-- START OF RAW DATA --
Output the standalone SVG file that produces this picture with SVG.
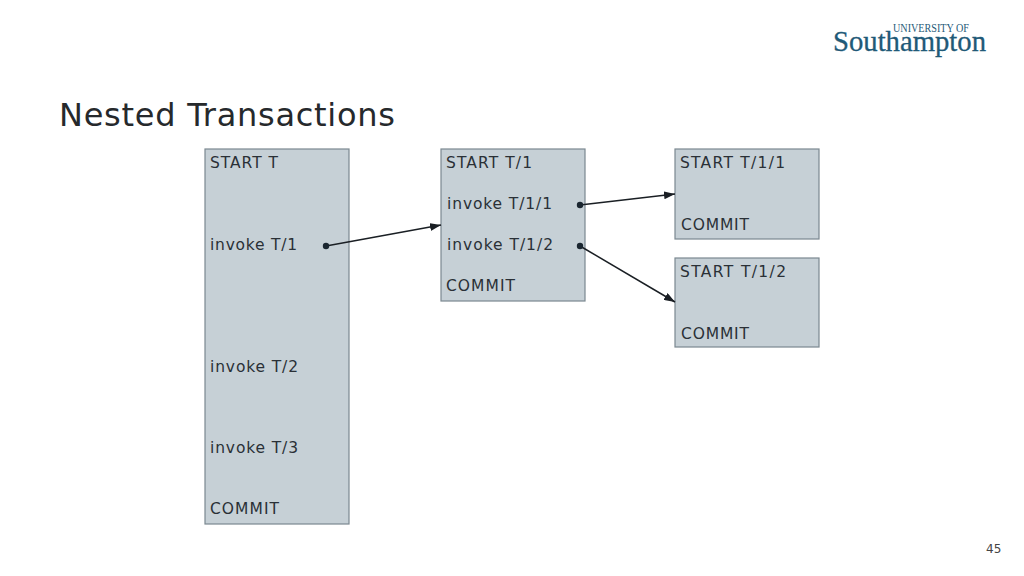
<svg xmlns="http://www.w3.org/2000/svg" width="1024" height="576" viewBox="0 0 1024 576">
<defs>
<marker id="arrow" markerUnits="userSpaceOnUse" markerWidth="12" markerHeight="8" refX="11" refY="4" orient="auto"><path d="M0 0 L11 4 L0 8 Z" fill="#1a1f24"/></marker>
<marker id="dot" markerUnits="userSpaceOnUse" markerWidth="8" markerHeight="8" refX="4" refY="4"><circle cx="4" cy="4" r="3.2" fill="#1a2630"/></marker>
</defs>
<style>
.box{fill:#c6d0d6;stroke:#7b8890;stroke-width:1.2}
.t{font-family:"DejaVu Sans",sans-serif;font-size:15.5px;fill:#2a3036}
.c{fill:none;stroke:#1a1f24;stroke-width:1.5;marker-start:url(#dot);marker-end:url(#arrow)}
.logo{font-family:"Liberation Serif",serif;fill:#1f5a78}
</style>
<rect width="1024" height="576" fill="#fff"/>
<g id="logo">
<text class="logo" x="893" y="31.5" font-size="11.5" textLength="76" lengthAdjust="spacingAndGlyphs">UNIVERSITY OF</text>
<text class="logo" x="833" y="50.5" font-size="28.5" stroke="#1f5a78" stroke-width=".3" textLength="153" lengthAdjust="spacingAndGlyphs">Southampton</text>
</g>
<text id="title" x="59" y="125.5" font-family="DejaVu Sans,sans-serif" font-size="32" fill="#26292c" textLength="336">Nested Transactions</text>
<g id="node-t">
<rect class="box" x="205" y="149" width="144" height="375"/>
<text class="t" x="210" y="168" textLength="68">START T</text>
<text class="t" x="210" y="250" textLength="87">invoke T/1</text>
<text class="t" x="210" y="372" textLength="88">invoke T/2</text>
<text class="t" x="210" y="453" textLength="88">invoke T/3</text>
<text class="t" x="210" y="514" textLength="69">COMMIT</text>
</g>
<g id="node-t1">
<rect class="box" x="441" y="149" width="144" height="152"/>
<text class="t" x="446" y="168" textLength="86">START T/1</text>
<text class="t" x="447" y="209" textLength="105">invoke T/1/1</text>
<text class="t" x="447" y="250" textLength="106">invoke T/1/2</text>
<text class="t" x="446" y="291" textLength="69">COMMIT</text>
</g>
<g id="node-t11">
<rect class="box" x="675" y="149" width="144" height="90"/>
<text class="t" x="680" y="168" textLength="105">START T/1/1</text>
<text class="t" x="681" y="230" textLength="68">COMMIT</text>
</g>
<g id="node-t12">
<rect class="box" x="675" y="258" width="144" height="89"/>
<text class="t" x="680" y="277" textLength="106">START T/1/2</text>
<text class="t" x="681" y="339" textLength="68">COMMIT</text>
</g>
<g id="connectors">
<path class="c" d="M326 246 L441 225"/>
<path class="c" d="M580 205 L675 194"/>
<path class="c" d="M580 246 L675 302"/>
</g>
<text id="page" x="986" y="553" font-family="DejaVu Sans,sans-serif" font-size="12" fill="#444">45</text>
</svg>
-- END OF RAW DATA --
* JOB *
Reproduce the data word for word, excluding its pictures.

* FULL RESPONSE *
Output the standalone SVG file that produces this picture with SVG.
<svg xmlns="http://www.w3.org/2000/svg" width="1024" height="576" viewBox="0 0 1024 576">
<defs>
<marker id="arrow" markerUnits="userSpaceOnUse" markerWidth="12" markerHeight="8" refX="11" refY="4" orient="auto"><path d="M0 0 L11 4 L0 8 Z" fill="#1a1f24"/></marker>
<marker id="dot" markerUnits="userSpaceOnUse" markerWidth="8" markerHeight="8" refX="4" refY="4"><circle cx="4" cy="4" r="3.2" fill="#1a2630"/></marker>
</defs>
<style>
.box{fill:#c6d0d6;stroke:#7b8890;stroke-width:1.2}
.t{font-family:"DejaVu Sans",sans-serif;font-size:15.5px;fill:#2a3036}
.c{fill:none;stroke:#1a1f24;stroke-width:1.5;marker-start:url(#dot);marker-end:url(#arrow)}
.logo{font-family:"Liberation Serif",serif;fill:#1f5a78}
</style>
<rect width="1024" height="576" fill="#fff"/>
<g id="logo">
<text class="logo" x="893" y="31.5" font-size="11.5" textLength="76" lengthAdjust="spacingAndGlyphs">UNIVERSITY OF</text>
<text class="logo" x="833" y="50.5" font-size="28.5" stroke="#1f5a78" stroke-width=".3" textLength="153" lengthAdjust="spacingAndGlyphs">Southampton</text>
</g>
<text id="title" x="59" y="125.5" font-family="DejaVu Sans,sans-serif" font-size="32" fill="#26292c" textLength="336">Nested Transactions</text>
<g id="node-t">
<rect class="box" x="205" y="149" width="144" height="375"/>
<text class="t" x="210" y="168" textLength="68">START T</text>
<text class="t" x="210" y="250" textLength="87">invoke T/1</text>
<text class="t" x="210" y="372" textLength="88">invoke T/2</text>
<text class="t" x="210" y="453" textLength="88">invoke T/3</text>
<text class="t" x="210" y="514" textLength="69">COMMIT</text>
</g>
<g id="node-t1">
<rect class="box" x="441" y="149" width="144" height="152"/>
<text class="t" x="446" y="168" textLength="86">START T/1</text>
<text class="t" x="447" y="209" textLength="105">invoke T/1/1</text>
<text class="t" x="447" y="250" textLength="106">invoke T/1/2</text>
<text class="t" x="446" y="291" textLength="69">COMMIT</text>
</g>
<g id="node-t11">
<rect class="box" x="675" y="149" width="144" height="90"/>
<text class="t" x="680" y="168" textLength="105">START T/1/1</text>
<text class="t" x="681" y="230" textLength="68">COMMIT</text>
</g>
<g id="node-t12">
<rect class="box" x="675" y="258" width="144" height="89"/>
<text class="t" x="680" y="277" textLength="106">START T/1/2</text>
<text class="t" x="681" y="339" textLength="68">COMMIT</text>
</g>
<g id="connectors">
<path class="c" d="M326 246 L441 225"/>
<path class="c" d="M580 205 L675 194"/>
<path class="c" d="M580 246 L675 302"/>
</g>
<text id="page" x="986" y="553" font-family="DejaVu Sans,sans-serif" font-size="12" fill="#444">45</text>
</svg>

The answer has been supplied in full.